Behind Burgos, young Evan reached out to help.
"Be careful," the father coached, and Evan pulled her hand away.
And then what neither of the kayakers expected surfaced right next to the craft — a massive alligator, teeth bared.
"Oh, my god!" Burgos yelled as he simultaneously threw the float back in the water and began paddling like mad.
Poor Evan can be heard crying, as her father put as much distance as possible between them and the gator.
"That's a big-ass gator, baby," Lance Burgos exclaimed while paddling, the shock making the man's voice quaver.
Burgos told LouisianaSportsman.com the incident was terrifying.
"It was huge," he said. "The back of its head was about 3 feet long, and the snout was 1 to 1 1/2 feet across.
"The only time I've peddled that fast is at an IFA event, when I thought I had a winning stringer. I'm going to have nightmares about that gator forever."
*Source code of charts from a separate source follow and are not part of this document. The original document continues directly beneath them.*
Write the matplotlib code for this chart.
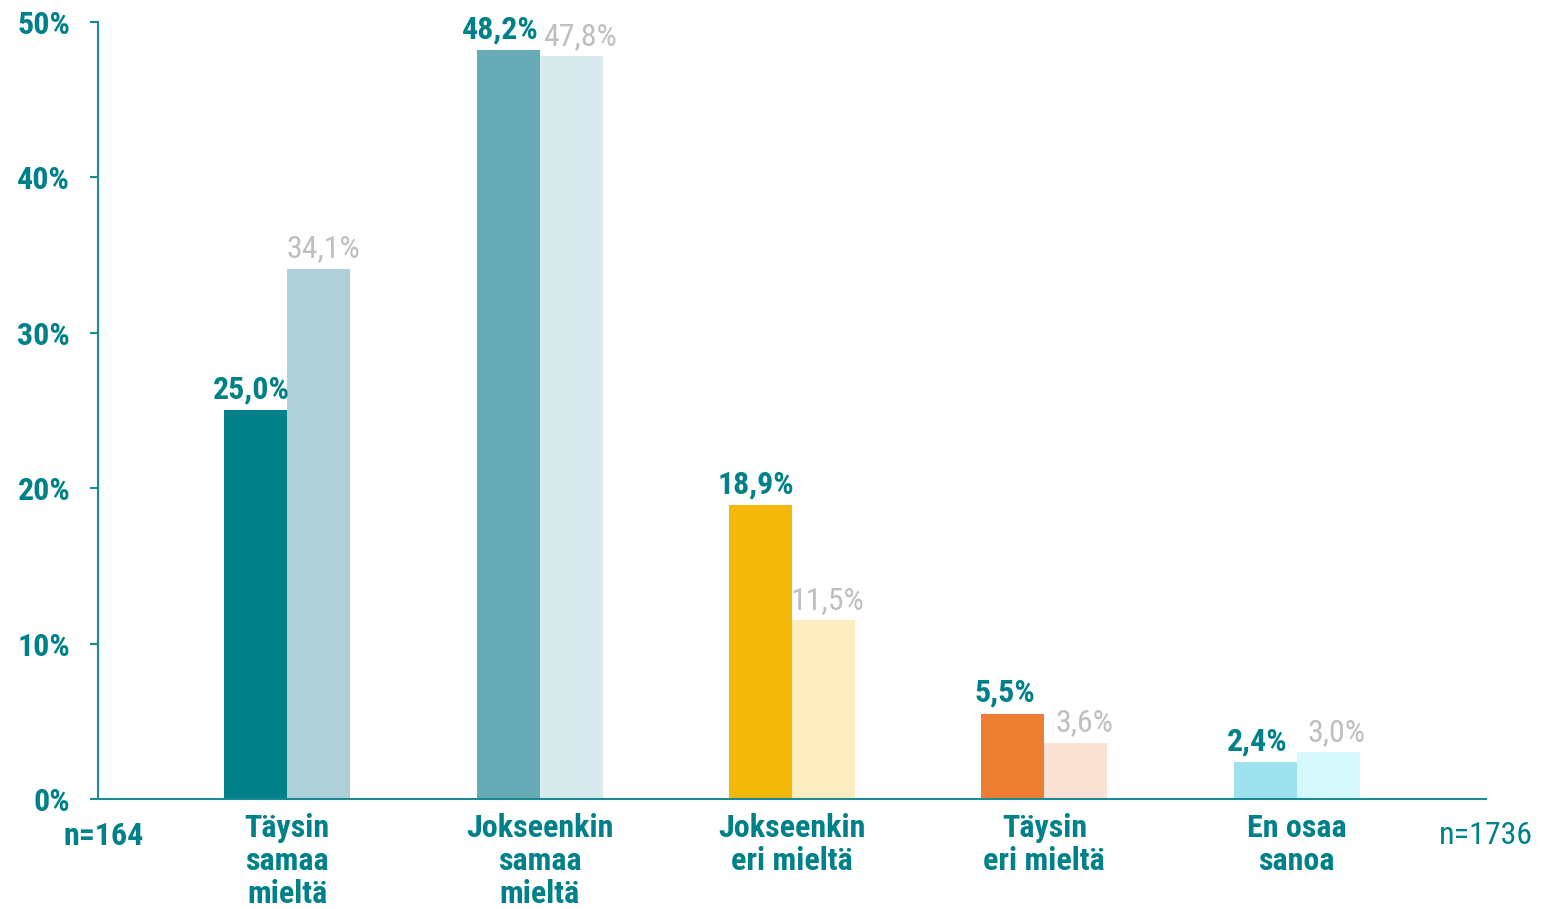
import matplotlib
matplotlib.use("Agg")
import matplotlib.pyplot as plt
from matplotlib import font_manager
import numpy as np

categories = ["Täysin\nsamaa\nmieltä", "Jokseenkin\nsamaa\nmieltä", "Jokseenkin\neri mieltä",
              "Täysin\neri mieltä", "En osaa\nsanoa"]
group_a = [25.0, 48.2, 18.9, 5.5, 2.4]    # n=164
group_b = [34.1, 47.8, 11.5, 3.6, 3.0]    # n=1736
label_a = ["25,0%", "48,2%", "18,9%", "5,5%", "2,4%"]
label_b = ["34,1%", "47,8%", "11,5%", "3,6%", "3,0%"]
yticks = [0, 10, 20, 30, 40, 50]

colors_a = ["#00818A", "#66ABB6", "#F3B80A", "#ED7D31", "#9EE2F0"]
colors_b = ["#AFD0D9", "#DAEBEE", "#FBEDC0", "#FBE2D5", "#D6F9FD"]
teal = "#00818A"
gray = "#BFBFBF"

names = {f.name for f in font_manager.fontManager.ttflist}
family = ["Liberation Sans Narrow", "Roboto Condensed", "DejaVu Sans"]
family = [f for f in family if f in names] or ["DejaVu Sans"]
plt.rcParams["font.family"] = family

fig = plt.figure(figsize=(15.57, 9.09), dpi=100)
ax = fig.add_axes([98 / 1557, 110 / 909, 1388 / 1557, 777 / 909])

x = np.arange(len(categories))
w = 0.25
bars_a = ax.bar(x - w / 2, group_a, width=w, color=colors_a, linewidth=0)
bars_b = ax.bar(x + w / 2, group_b, width=w, color=colors_b, linewidth=0)

fs = 23
for i, (ba, bb) in enumerate(zip(bars_a, bars_b)):
    close = abs(group_a[i] - group_b[i]) < 3
    ax.annotate(label_a[i], (ba.get_x() + ba.get_width() / 2, ba.get_height()),
                xytext=(-6 if close else -3, 4), textcoords="offset points",
                ha="center", va="bottom", fontsize=fs, fontweight="bold", color=teal)
    ax.annotate(label_b[i], (bb.get_x() + bb.get_width() / 2, bb.get_height()),
                xytext=(6 if close else 3, 4), textcoords="offset points",
                ha="center", va="bottom", fontsize=fs, color=gray)

ax.set_xlim(-0.75, 4.75)
ax.set_ylim(0, 50)
ax.set_yticks(yticks)
ax.set_yticklabels([f"{t}%" for t in yticks], fontsize=fs, fontweight="bold", color=teal)
ax.set_xticks(x)
ax.set_xticklabels(categories, fontsize=fs, fontweight="bold", color=teal, linespacing=1.12)
ax.tick_params(axis="x", length=0, pad=10)
ax.tick_params(axis="y", length=6, width=1.5, color="#1A8A94", pad=14)

for s in ["top", "right"]:
    ax.spines[s].set_visible(False)
for s in ["left", "bottom"]:
    ax.spines[s].set_color("#1A8A94")
    ax.spines[s].set_linewidth(1.5)

fig.text(104 / 1557, 1 - 836 / 909, "n=164", ha="center", va="center",
         fontsize=fs, fontweight="bold", color=teal)
fig.text(1486 / 1557, 1 - 836 / 909, "n=1736", ha="center", va="center",
         fontsize=fs, color=teal)

fig.savefig("out.png", dpi=100)
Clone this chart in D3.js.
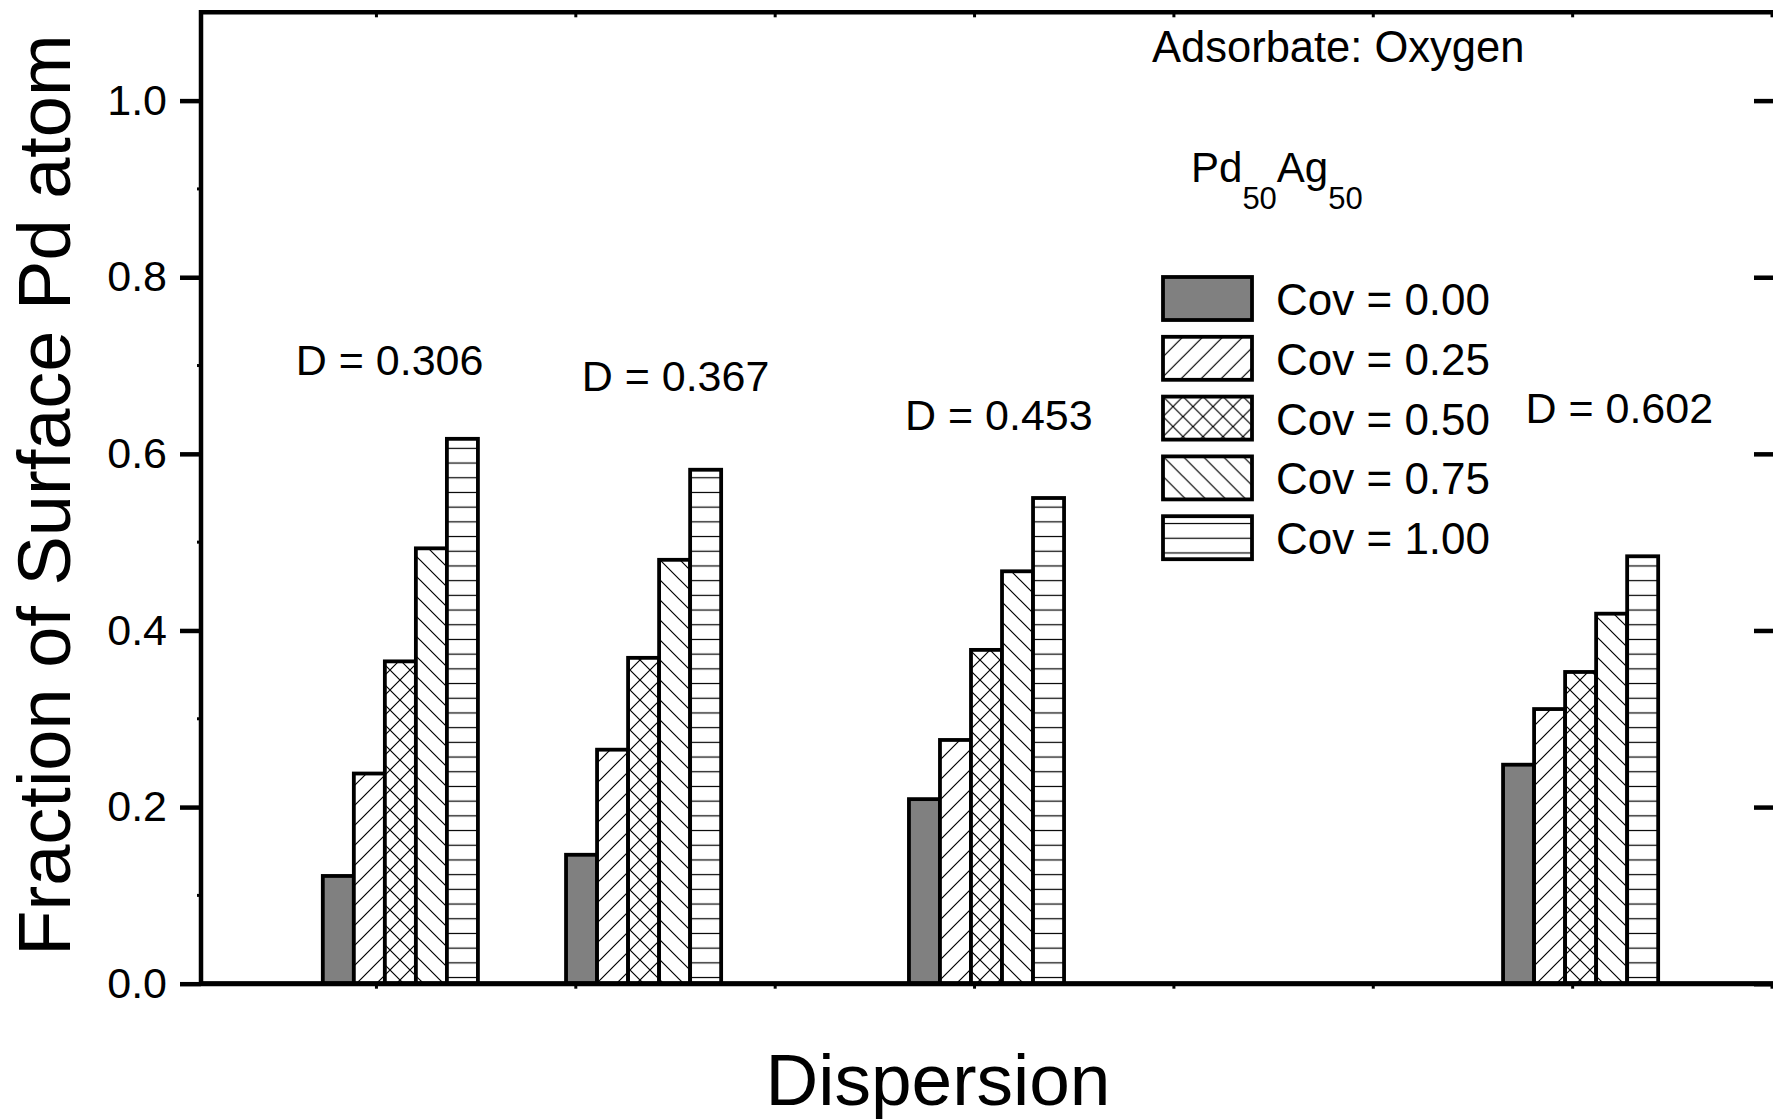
<!DOCTYPE html>
<html>
<head>
<meta charset="utf-8">
<script src="https://cdn.jsdelivr.net/npm/d3@7"></script>
<style>
  html, body { margin: 0; padding: 0; background: #fff; }
  svg { display: block; font-family: "Liberation Sans", Arial, Helvetica, sans-serif; }
</style>
</head>
<body>
<svg id="chart" width="1773" height="1119"></svg>
<script>
// Pd50Ag50 clusters with adsorbed oxygen: fraction of surface Pd atoms per dispersion
const dispersion = [0.306, 0.367, 0.453, 0.602];
const coverageLabels = ["0.00", "0.25", "0.50", "0.75", "1.00"];
const fracCov000 = [0.122, 0.146, 0.209, 0.248];
const fracCov025 = [0.238, 0.265, 0.276, 0.311];
const fracCov050 = [0.365, 0.369, 0.378, 0.353];
const fracCov075 = [0.493, 0.480, 0.467, 0.419];
const fracCov100 = [0.617, 0.582, 0.550, 0.484];
const yTickValues = [0.0, 0.2, 0.4, 0.6, 0.8, 1.0];
const yMinorValues = [0.1, 0.3, 0.5, 0.7, 0.9];
const xTickValues = [0.30, 0.35, 0.40, 0.45, 0.50, 0.55, 0.60, 0.65];

(function () {
  const series = [fracCov000, fracCov025, fracCov050, fracCov075, fracCov100];
  const fills = ["#808080", "url(#hatchFwd)", "url(#hatchCross)", "url(#hatchBack)", "url(#hatchHoriz)"];

  const svg = d3.select("#chart");
  const W = 1773, H = 1119;
  svg.append("rect").attr("width", W).attr("height", H).attr("fill", "#fff");

  // plot frame (right edge runs just past the canvas)
  const pLeft = 201, pRight = 1776, pTop = 12.3, pBottom = 983.7;
  const x = d3.scaleLinear().domain([0.256, 0.651]).range([pLeft, pRight]);
  const y = d3.scaleLinear().domain([0, 1.1]).range([pBottom, pTop]);
  const barStep = 0.00778; // bar width in dispersion units

  // hatch patterns
  const defs = svg.append("defs");
  function pattern(id, w, h, d) {
    const p = defs.append("pattern")
      .attr("id", id).attr("patternUnits", "userSpaceOnUse")
      .attr("width", w).attr("height", h);
    p.append("rect").attr("width", w).attr("height", h).attr("fill", "#fff");
    p.append("path").attr("d", d).attr("stroke", "#000").attr("stroke-width", 1.2).attr("fill", "none");
  }
  const fwd = "M-5,5L5,-5M0,20L20,0M15,25L25,15";
  const back = "M-5,15L5,25M0,0L20,20M15,-5L25,5";
  pattern("hatchFwd", 20, 20, fwd);
  pattern("hatchBack", 20, 20, back);
  pattern("hatchCross", 20, 20, fwd + back);
  pattern("hatchHoriz", 10, 14.7, "M-1,7.35L11,7.35");

  // bars
  const bars = [];
  dispersion.forEach((d, g) => {
    series.forEach((s, i) => bars.push({ d, i, v: s[g] }));
  });
  svg.append("g").selectAll("rect").data(bars).join("rect")
    .attr("x", b => x(b.d + (b.i - 2.5) * barStep))
    .attr("width", b => x(b.d + barStep) - x(b.d))
    .attr("y", b => y(b.v))
    .attr("height", b => y(0) - y(b.v))
    .attr("fill", b => fills[b.i])
    .attr("stroke", "#000")
    .attr("stroke-width", 3.8);

  // axes
  const axisW = 4.5;
  const yLeft = svg.append("g").attr("transform", `translate(${pLeft},0)`)
    .call(d3.axisLeft(y).tickValues(yTickValues).tickFormat(d3.format(".1f")).tickSize(21).tickPadding(13));
  yLeft.select(".domain").remove();
  yLeft.selectAll("line").attr("stroke", "#000").attr("stroke-width", axisW);
  yLeft.selectAll("text").attr("font-size", 43).attr("fill", "#000")
    .attr("font-family", "'Liberation Sans', Arial, sans-serif");

  const yRight = svg.append("g").attr("transform", `translate(${pRight},0)`)
    .call(d3.axisLeft(y).tickValues(yTickValues).tickFormat(""));
  yRight.select(".domain").remove();
  yRight.selectAll(".tick line").attr("x1", -22).attr("x2", 0).attr("stroke", "#000").attr("stroke-width", axisW);

  // minor ticks
  svg.append("g").selectAll("line").data(yMinorValues).join("line")
    .attr("x1", pLeft - 4).attr("x2", pLeft).attr("y1", d => y(d)).attr("y2", d => y(d))
    .attr("stroke", "#000").attr("stroke-width", 3);
  svg.append("g").selectAll("line").data(xTickValues).join("line")
    .attr("x1", d => x(d)).attr("x2", d => x(d)).attr("y1", pBottom).attr("y2", pBottom + 5)
    .attr("stroke", "#000").attr("stroke-width", 3);
  svg.append("g").selectAll("line").data(xTickValues).join("line")
    .attr("x1", d => x(d)).attr("x2", d => x(d)).attr("y1", pTop).attr("y2", pTop + 5)
    .attr("stroke", "#000").attr("stroke-width", 3);

  // frame
  svg.append("path")
    .attr("d", `M${pLeft},${pBottom}V${pTop}H${pRight}V${pBottom}Z`)
    .attr("fill", "none").attr("stroke", "#000").attr("stroke-width", axisW);
  svg.append("line").attr("x1", pLeft).attr("x2", pRight).attr("y1", pBottom).attr("y2", pBottom)
    .attr("stroke", "#000").attr("stroke-width", 5);

  // axis titles
  svg.append("text")
    .attr("transform", `translate(70,495) rotate(-90)`)
    .attr("text-anchor", "middle").attr("font-size", 74).attr("fill", "#000")
    .text("Fraction of Surface Pd atom");
  svg.append("text")
    .attr("x", 938).attr("y", 1105)
    .attr("text-anchor", "middle").attr("font-size", 73).attr("fill", "#000")
    .text("Dispersion");

  // dispersion annotations, placed in data coordinates
  const labelSpots = [
    { x: 0.3033, v: 0.689 },
    { x: 0.3750, v: 0.671 },
    { x: 0.4561, v: 0.627 },
    { x: 0.6117, v: 0.635 }
  ];
  svg.append("g").selectAll("text").data(dispersion).join("text")
    .attr("x", (d, i) => x(labelSpots[i].x))
    .attr("y", (d, i) => y(labelSpots[i].v))
    .attr("text-anchor", "middle").attr("font-size", 43).attr("fill", "#000")
    .text(d => "D = " + d3.format(".3f")(d));

  // header texts
  svg.append("text").attr("x", 1152).attr("y", 62)
    .attr("font-size", 43.5).attr("fill", "#000").text("Adsorbate: Oxygen");

  const alloy = svg.append("text").attr("x", 1191).attr("y", 182).attr("font-size", 42).attr("fill", "#000");
  alloy.append("tspan").text("Pd");
  alloy.append("tspan").attr("dy", 27).attr("font-size", 31).text("50");
  alloy.append("tspan").attr("dy", -27).text("Ag");
  alloy.append("tspan").attr("dy", 27).attr("font-size", 31).text("50");

  // legend
  const rows = svg.append("g").selectAll("g").data(coverageLabels).join("g")
    .attr("transform", (d, i) => `translate(1163,${277 + i * 59.8})`);
  rows.append("rect")
    .attr("width", 89).attr("height", 43)
    .attr("fill", (d, i) => fills[i])
    .attr("stroke", "#000").attr("stroke-width", 3.8);
  rows.append("text")
    .attr("x", 113).attr("y", 38)
    .attr("font-size", 44).attr("fill", "#000")
    .text(d => "Cov = " + d);
})();
</script>
</body>
</html>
Burgos, who has multiple top 10 IFA finishes, has taken a lot of grief online from folks who apparently think the gator drowned or that the angler was out just trying to kill a gator.
"We were just fishing," Burgos said. "We weren't out there looking for gators. That gator is not going to be harmed; it'll just move on after that hook dissolves in its stomach."
So did the scare ruin the father-daughter trip? Not hardly, Burgos said.
"That happened in the first five minutes of the (paddle), and we went on out to the main lake and spent two hours cruising around," the elder Burgos said.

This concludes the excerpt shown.